A música. Canções de Morris complementam a ação e são usadas com graça e humor. Por exemplo, há uma deliciosa canção que fala das listas de itens a se levar quando se vai fazer uma trilha pela natureza. Toda vez que as meninas não encontram alguma coisa de que precisam, a canção volta – até que lá pela terceira vez, quando a plateia já está morrendo de rir dessa repetição, uma delas interrompe a canção. Isso é tão funcional, tão marcante, e ilustra mais uma mensagem da peça: Será que precisamos levar tanta coisa assim? Consumir tanta coisa assim? Comprar e desperdiçar tanta coisa assim? Um exemplo magnífico de como uma canção ajuda no ritmo da história, da trama. Comente-se, a propósito da trilha sonora, o quanto a sonoplastia é bem empregada (sons de grilo, de onça, de chuva) e o quanto Morris arrasou nos reggaes desta vez.
Jogo de adivinhação. Uma das três meninas adora lançar motes cifrados, feito charadas, para que as outras descubram do que ela está falando. Outro recurso dramatúrgico que usa uma brincadeira para seguir contando a história, e nunca deixar que a narrativa perca o ritmo. Brilhante! Tão simples e tão brilhante.
Memórias de infância. Quebra da quarta parede para contar fatos relativos à infância de cada uma das três personagens. Esse recurso é tão perspicaz quanto funcional. Muito bom. Interrompem a trama principal e se dirigem diretamente à plateia. As crianças se sentem incluídas, se sentem amigas das personagens.

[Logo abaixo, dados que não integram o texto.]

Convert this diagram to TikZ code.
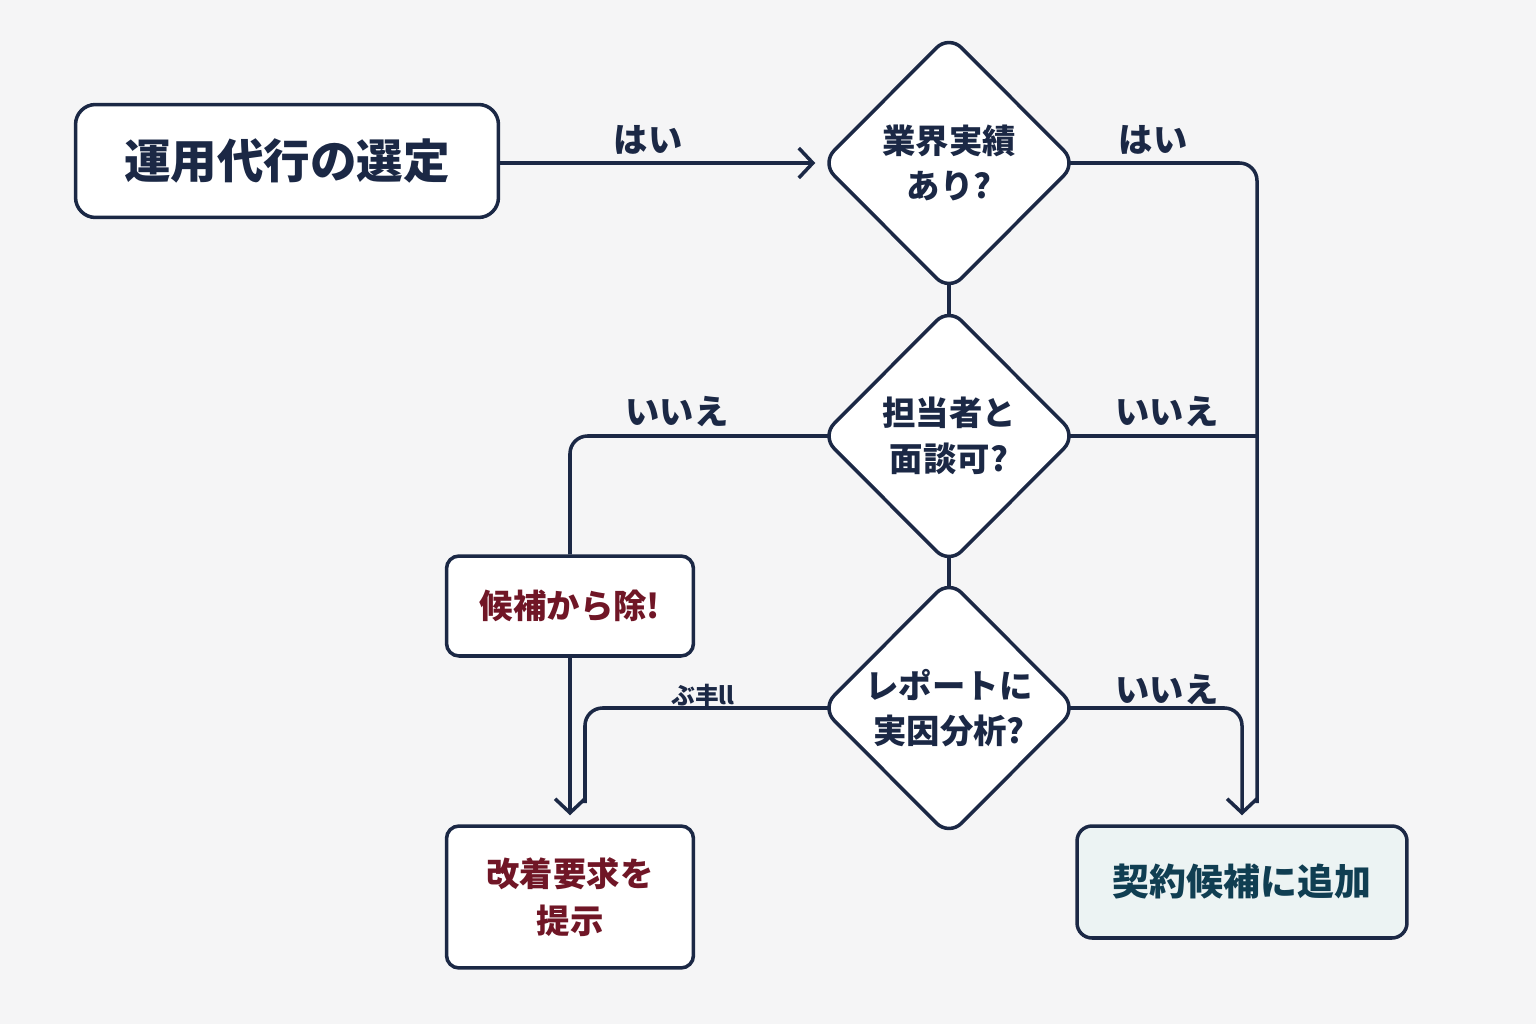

Convite à interação. “O que vocês acham disso? Posso tirar uma foto sua também? Fechem os olhos agora, todo mundo junto. Estão vendo as estrelas? Qual é o mundo dos seus sonhos?” Esse recurso do teatro interativo, da conversa com o público, de dar espaço para que a plateia se manifeste, é usado com comedimento e muito bom gosto. Outra vez é artimanha para empurrar o plot para frente, artifício para fazer a narrativa avançar.

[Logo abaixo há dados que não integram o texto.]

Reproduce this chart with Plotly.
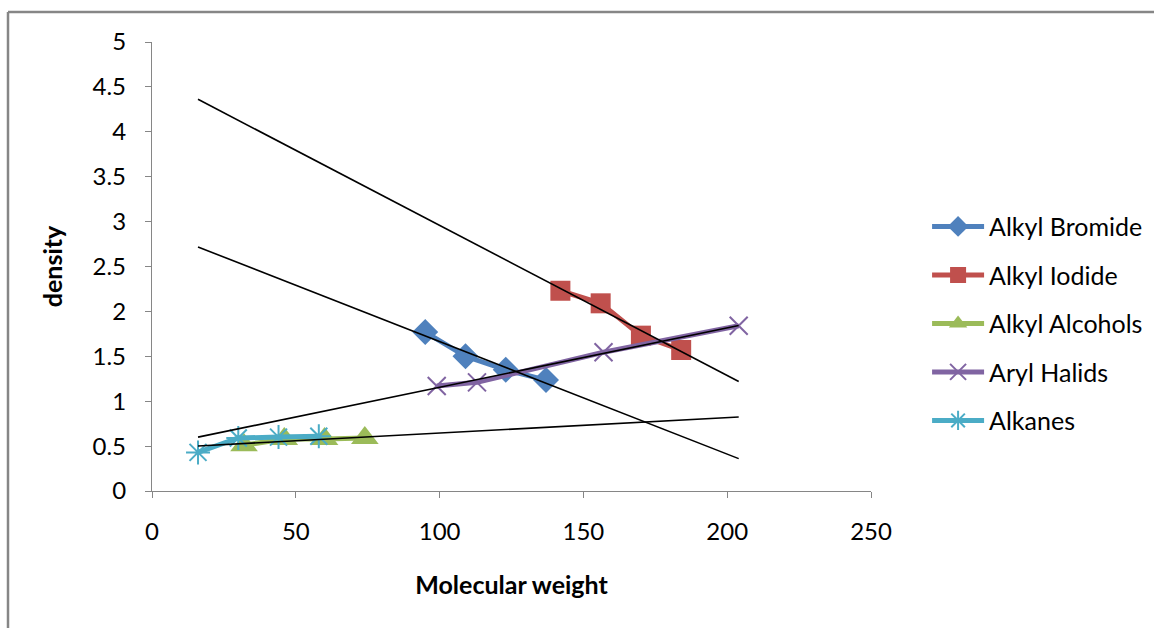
import numpy as np
import plotly.graph_objects as go

# Data
bromide_x = [95, 109, 123, 137]
bromide_y = [1.77, 1.50, 1.35, 1.235]
iodide_x = [142, 156, 170, 184]
iodide_y = [2.23, 2.09, 1.73, 1.57]
alcohol_x = [32, 46, 60, 74]
alcohol_y = [0.51, 0.58, 0.58, 0.59]
aryl_x = [99, 113, 157, 204]
aryl_y = [1.17, 1.21, 1.545, 1.84]
alkane_x = [16, 30, 44, 58]
alkane_y = [0.43, 0.59, 0.60, 0.61]

series = [
    ("Alkyl Bromide", bromide_x, bromide_y, "#4F81BD", "diamond", 20, 0),
    ("Alkyl Iodide", iodide_x, iodide_y, "#C0504D", "square", 20, 0),
    ("Alkyl Alcohols", alcohol_x, alcohol_y, "#9BBB59", "triangle-up", 24, 0),
    ("Aryl Halids", aryl_x, aryl_y, "#8064A2", "x-thin-open", 18, 2),
    ("Alkanes", alkane_x, alkane_y, "#4BACC6", "asterisk-open", 20, 2),
]
trend_series = [(bromide_x, bromide_y), (iodide_x, iodide_y),
                 (alcohol_x, alcohol_y), (aryl_x, aryl_y)]

FONT = "Lato"
fig = go.Figure()
for i, (name, xs, ys, col, sym, sz, lw) in enumerate(series):
    marker = dict(symbol=sym, size=sz, color=col)
    if lw:
        marker["line"] = dict(color=col, width=lw)
    fig.add_trace(go.Scatter(
        x=xs, y=ys, name=name, mode="lines+markers",
        line=dict(color=col, width=5), marker=marker,
        legendgroup=f"g{i}"))

all_x = bromide_x + iodide_x + alcohol_x + aryl_x + alkane_x
xmin, xmax = min(all_x), max(all_x)
for xs, ys in trend_series:
    m, b = np.polyfit(xs, ys, 1)
    fig.add_trace(go.Scatter(
        x=[xmin, xmax], y=[m * xmin + b, m * xmax + b], mode="lines",
        line=dict(color="black", width=1.6), showlegend=False,
        hoverinfo="skip"))

axis_common = dict(
    showline=True, linecolor="#868686", linewidth=1.3,
    ticks="outside", tickcolor="#868686", ticklen=6, tickwidth=1.3,
    showgrid=False, zeroline=False, tickfont=dict(family=FONT, size=24, color="black"),
)
FW, FH = 1154, 628
L, T, W, H = 152, 42, 719, 449
border = dict(color="#868686", width=2.5)
bx = (8 - L) / W
by = (T + H - 12) / H
fig.update_layout(
    width=FW, height=FH,
    margin=dict(l=L, r=FW - L - W, t=T, b=FH - T - H, autoexpand=False),
    paper_bgcolor="white", plot_bgcolor="white",
    font=dict(family=FONT, size=24, color="black"),
    xaxis=dict(range=[0, 250], dtick=50, ticklabelstandoff=13,
               title=dict(text="<b>Molecular weight</b>", standoff=32,
                          font=dict(family=FONT, size=25)),
               **axis_common),
    yaxis=dict(range=[0, 5], dtick=0.5, ticklabelstandoff=14,
               title=dict(text="<b>density</b>", standoff=22,
                          font=dict(family=FONT, size=25)),
               **axis_common),
    legend=dict(x=1.078, y=0.64, xanchor="left", yanchor="top",
                font=dict(family=FONT, size=25), tracegroupgap=13,
                itemwidth=52, bgcolor="rgba(0,0,0,0)"),
    showlegend=True,
    shapes=[
        dict(type="line", xref="paper", yref="paper",
             x0=bx, x1=bx, y0=-0.5, y1=by, line=border, layer="below"),
        dict(type="line", xref="paper", yref="paper",
             x0=bx, x1=1.6, y0=by, y1=by, line=border, layer="below"),
    ],
)
fig.write_html("out.html", config={"displayModeBar": False},
               post_script="document.body.style.margin='0';document.body.style.overflow='hidden';")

Trilha para as Estrelas é tudo isso. Simples, potente, delicioso – mesmo falando de um assunto tão explorado. As três atrizes – muito bem dirigidas – nos encantam do começo ao fim, com muito jogo de cintura, vozes marcantes, presenças iluminadas, debochadas na medida certa, irônicas quando é preciso, carismáticas, sapecas, marotas, também um pouco maternais umas com as outras – e livres, sobretudo livres. Em suma, um trio harmonioso que nos transmite alegria e fé na vida, esperança num mundo melhor. Você, como eu, também vai reparar logo de cara no sorriso convidativo que elas têm e que carregam no rosto pela peça toda. Com belos figurinos jovens, de peças sobrepostas, além de mochilas e bonés (tudo sustentável, aproveitando itens de aterros sanitários, como velhos tecidos de guarda-chuvas), elas são três aventureiras provando que menina pode tudo. E que, às vezes, esse ‘tudo’ não precisa ser tão complexo. A gente só precisa respirar e olhar para as estrelas.